The New York Times wrote one of those pieces we quoted, and the league has fired back with a statement from NBA spokesman Tim Frank saying the numbers that the Times based its analysis on (from Forbes) are flawed. The Times runs it in full, but here are some highlights.
The league lost money every year of the just expiring CBA. During these years, the league has never had positive Net Income, EBITDA or Operating Income.
The Knicks’, Bulls’ and Lakers’ combined net income for 2009-10 does not cover the losses of the 23 unprofitable teams. Our net loss for that year, including the gains from the seven profitable teams, was -$340 million.
This brings us back to a couple of points we have made from the start: 1) When the basis of this CBA was hammered out after a strike in 1999 it was considered a big win for the owners because they got a cap on players salaries and this deal makes players a fixed cost; 2) Players are still a fixed cost, they still get 57 percent of the gross income every year, what has changed is non-player expenses have ballooned (Forbes estimated it was by 43 percent over 10 years).

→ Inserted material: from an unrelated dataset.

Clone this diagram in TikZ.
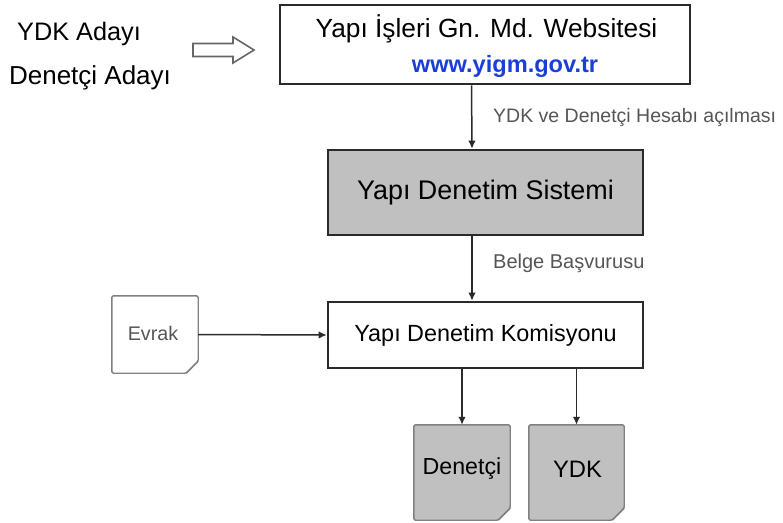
\documentclass[tikz,border=0pt]{standalone}
\usepackage{fontspec}
\setmainfont{Liberation Sans}
\usetikzlibrary{arrows.meta}
\definecolor{boxgray}{HTML}{C0C0C0}
\definecolor{linegray}{HTML}{2A2A2A}
\definecolor{labelgray}{HTML}{555555}
\definecolor{urlblue}{HTML}{1A3FD6}
\tikzset{
  mainbox/.style={draw=linegray, line width=2.6pt, rectangle, inner sep=0pt},
  arr/.style={draw=linegray, line width=1.5pt, -{Latex[length=8pt,width=7.5pt]}},
  lbl/.style={text=labelgray, font=\fontsize{19.5}{21}\selectfont, inner sep=0pt, anchor=west},
  docbox/.style={rectangle, draw=none, inner sep=0pt},
  docline/.style={draw=gray, line width=1.4pt, line join=round, rounded corners=1.5pt}
}
\newcommand{\docoutline}[2]{%
  \path[docline,fill=#2] (#1.north west) -- (#1.north east) -- ([yshift=12pt]#1.south east) -- ([xshift=-12pt]#1.south east) -- (#1.south west) -- cycle;
  \draw[docline,sharp corners] ([yshift=12pt]#1.south east) -- ([xshift=-6pt,yshift=6pt]#1.south east) -- ([xshift=-12pt]#1.south east);
}
\begin{document}
\begin{tikzpicture}[x=1pt,y=-1pt]
\useasboundingbox (0,0) rectangle (783,522);
% left labels
\node[font=\fontsize{25.3}{27}\selectfont, inner sep=0pt] (ydkaday) at (79,34) {YDK Adayı};
\node[font=\fontsize{26}{28}\selectfont, inner sep=0pt] (denaday) at (90,78) {Denetçi Adayı};
% hollow arrow
\draw[draw=black!60, line width=1.6pt, fill=white, line join=miter]
  (193,43.5) -- (233,43.5) -- (233,37) -- (254,50) -- (233,63) -- (233,56.5) -- (193,56.5) -- cycle;
% top box
\node[mainbox, minimum width=410pt, minimum height=79pt] (web) at (485,44.5) {};
\node[font=\fontsize{26.3}{28}\selectfont, inner sep=0pt] (webtitle) at (486.5,29) {Yapı İşleri Gn. Md. Websitesi};
\node[font=\fontsize{23.6}{25}\bfseries\selectfont, text=urlblue, inner sep=0pt] (weburl) at (505,66) {www.yigm.gov.tr};
% sistem
\node[mainbox, fill=boxgray, minimum width=315pt, minimum height=85pt, font=\fontsize{26.9}{29}\selectfont] (sistem) at (485.5,192.5) {Yapı Denetim Sistemi};
% komisyon
\node[mainbox, fill=white, minimum width=315pt, minimum height=66pt, font=\fontsize{23.4}{25}\selectfont] (komisyon) at (485.5,335) {Yapı Denetim Komisyonu};
% documents
\node[docbox, minimum width=86pt, minimum height=77pt] (evrak) at (155,334.5) {};
\docoutline{evrak}{white}
\node[text=labelgray, font=\fontsize{19.7}{21}\selectfont, inner sep=0pt] (evraktxt) at (153,333) {Evrak};
\node[docbox, minimum width=96pt, minimum height=95pt] (denetci) at (462,472.5) {};
\docoutline{denetci}{boxgray}
\node[font=\fontsize{23.2}{25}\selectfont, inner sep=0pt] (denetcitxt) at (462,469) {Denetçi};
\node[docbox, minimum width=95pt, minimum height=95pt] (ydk) at (576.5,472.5) {};
\docoutline{ydk}{boxgray}
\node[font=\fontsize{23.8}{25}\selectfont, inner sep=0pt] (ydktxt) at (577.5,469) {YDK};
% connectors
\draw[arr] ([xshift=-13.5pt]web.south) -- ([xshift=-13.5pt]sistem.north);
\draw[arr] ([xshift=-13.5pt]sistem.south) -- ([xshift=-13.5pt]komisyon.north);
\draw[arr] (evrak.east) -- (komisyon.west);
\draw[arr] (denetci.north |- komisyon.south) -- (denetci.north);
\draw[arr] (ydk.north |- komisyon.south) -- (ydk.north);
% labels
\node[lbl] (hesap) at (493,117) {YDK ve Denetçi Hesabı açılması};
\node[lbl, font=\fontsize{20}{21}\selectfont] (belge) at (493,263) {Belge Başvurusu};
\end{tikzpicture}
\end{document}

The players should be giving some money back in this new deal. They need to help make sure all the owners have a chance to make money and player salaries remain the single biggest expense by far. But the owners cannot just balance their books on the back of the players who did not alone create this problem.
Also, until the owners’ books are opened up for independent verification, you should be skeptical about what their real losses are. Many NBA owners are losing some money, but the league lost money for the last 11 years? Really? No doubt the owners are using accepted accounting principles — they are not cooking the books illegally — but within those principles are a lot of ways to move money around and exaggerate losses.